First, try to avoid circular references. If they must be used, consider using weak references.

import weakref

class Parent:
    def __init__(self):
        self.children = []

class Child:
    def __init__(self, parent):
        # Use weak references to avoid circular references
        self.parent = weakref.ref(parent)
        parent.children.append(self)
    
    def get_parent(self):
        # Weak reference may have already been reclaimed
        parent = self.parent()
        if parent is None:
            print("Parent object has been reclaimed")
        return parent

Second, delete large objects promptly after processing. Although deleting does not immediately free memory, it will reduce the reference count.

def process_large_data():
    # Process a large amount of data
    large_list = list(range(1000000))
    
    # Delete the reference promptly after processing
    result = sum(large_list)
    del large_list  # Reduce reference count
    
    return result

There is also a trick.

05

When optimizing performance, you can appropriately adjust the garbage collection thresholds.

import gc

# View current thresholds
print(gc.get_threshold())  # Default is (700, 10, 10)

# Adjust thresholds to reduce collection frequency
gc.set_threshold(800, 15, 15)

# Or temporarily disable garbage collection in critical code segments
gc.disable()
# Execute critical code...
gc.enable()

But be careful.

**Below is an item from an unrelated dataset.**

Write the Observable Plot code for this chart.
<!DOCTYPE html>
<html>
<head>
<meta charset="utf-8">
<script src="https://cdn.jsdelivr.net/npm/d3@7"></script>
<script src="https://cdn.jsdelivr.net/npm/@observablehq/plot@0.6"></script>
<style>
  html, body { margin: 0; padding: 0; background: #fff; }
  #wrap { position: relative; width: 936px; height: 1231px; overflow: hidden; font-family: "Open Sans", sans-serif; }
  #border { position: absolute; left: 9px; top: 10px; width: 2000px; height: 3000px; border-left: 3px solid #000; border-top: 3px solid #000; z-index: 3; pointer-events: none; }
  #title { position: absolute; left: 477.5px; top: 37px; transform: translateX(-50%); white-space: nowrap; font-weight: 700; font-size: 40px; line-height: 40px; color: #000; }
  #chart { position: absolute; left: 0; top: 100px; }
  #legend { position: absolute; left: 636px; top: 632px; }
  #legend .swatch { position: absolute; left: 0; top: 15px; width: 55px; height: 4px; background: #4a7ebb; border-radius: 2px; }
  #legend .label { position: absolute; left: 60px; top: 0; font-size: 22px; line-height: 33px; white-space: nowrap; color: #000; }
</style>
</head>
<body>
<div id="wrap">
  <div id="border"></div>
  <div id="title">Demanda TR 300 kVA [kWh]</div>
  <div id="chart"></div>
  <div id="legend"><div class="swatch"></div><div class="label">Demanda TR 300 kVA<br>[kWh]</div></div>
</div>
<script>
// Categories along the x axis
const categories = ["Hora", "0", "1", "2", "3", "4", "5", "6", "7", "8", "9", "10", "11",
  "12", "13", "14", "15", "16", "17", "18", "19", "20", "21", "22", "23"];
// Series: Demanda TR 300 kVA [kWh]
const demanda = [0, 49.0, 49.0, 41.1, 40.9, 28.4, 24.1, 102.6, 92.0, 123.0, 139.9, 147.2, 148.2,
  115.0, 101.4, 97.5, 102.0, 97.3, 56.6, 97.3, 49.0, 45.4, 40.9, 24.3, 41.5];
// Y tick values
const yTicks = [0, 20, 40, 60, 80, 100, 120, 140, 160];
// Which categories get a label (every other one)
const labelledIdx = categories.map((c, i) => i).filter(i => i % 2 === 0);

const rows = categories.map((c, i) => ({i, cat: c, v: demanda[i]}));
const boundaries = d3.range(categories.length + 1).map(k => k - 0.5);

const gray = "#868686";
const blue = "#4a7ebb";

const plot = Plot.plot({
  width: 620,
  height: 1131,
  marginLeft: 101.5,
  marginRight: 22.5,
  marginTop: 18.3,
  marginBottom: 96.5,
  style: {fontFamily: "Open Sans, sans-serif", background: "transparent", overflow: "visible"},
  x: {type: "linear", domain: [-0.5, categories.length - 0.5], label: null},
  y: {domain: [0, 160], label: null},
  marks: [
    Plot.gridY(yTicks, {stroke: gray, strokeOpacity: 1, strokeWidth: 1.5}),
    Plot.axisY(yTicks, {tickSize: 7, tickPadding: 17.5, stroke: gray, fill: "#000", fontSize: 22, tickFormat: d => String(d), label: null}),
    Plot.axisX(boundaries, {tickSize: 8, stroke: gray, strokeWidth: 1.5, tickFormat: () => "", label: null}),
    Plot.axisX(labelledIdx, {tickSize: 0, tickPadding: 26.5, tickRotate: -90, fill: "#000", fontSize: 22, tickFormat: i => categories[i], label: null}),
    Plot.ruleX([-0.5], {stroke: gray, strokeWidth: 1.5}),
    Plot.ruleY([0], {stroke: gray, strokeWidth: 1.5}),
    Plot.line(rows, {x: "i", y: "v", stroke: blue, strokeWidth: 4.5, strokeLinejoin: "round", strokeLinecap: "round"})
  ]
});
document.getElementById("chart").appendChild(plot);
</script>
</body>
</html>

Disabling garbage collection may lead to memory leaks.

I did this in an image processing project. When processing a large batch of images, temporarily disabling garbage collection improved performance by 30%. After processing, I manually triggered garbage collection once.

Of course, the current version of Python has a very intelligent garbage collection mechanism. In most cases, manual intervention is not necessary unless encountering specific performance bottlenecks or actual memory leak issues.

Understanding the garbage collection mechanism is more about writing better code. Knowing when objects will be reclaimed and when leaks may occur gives you a solid foundation.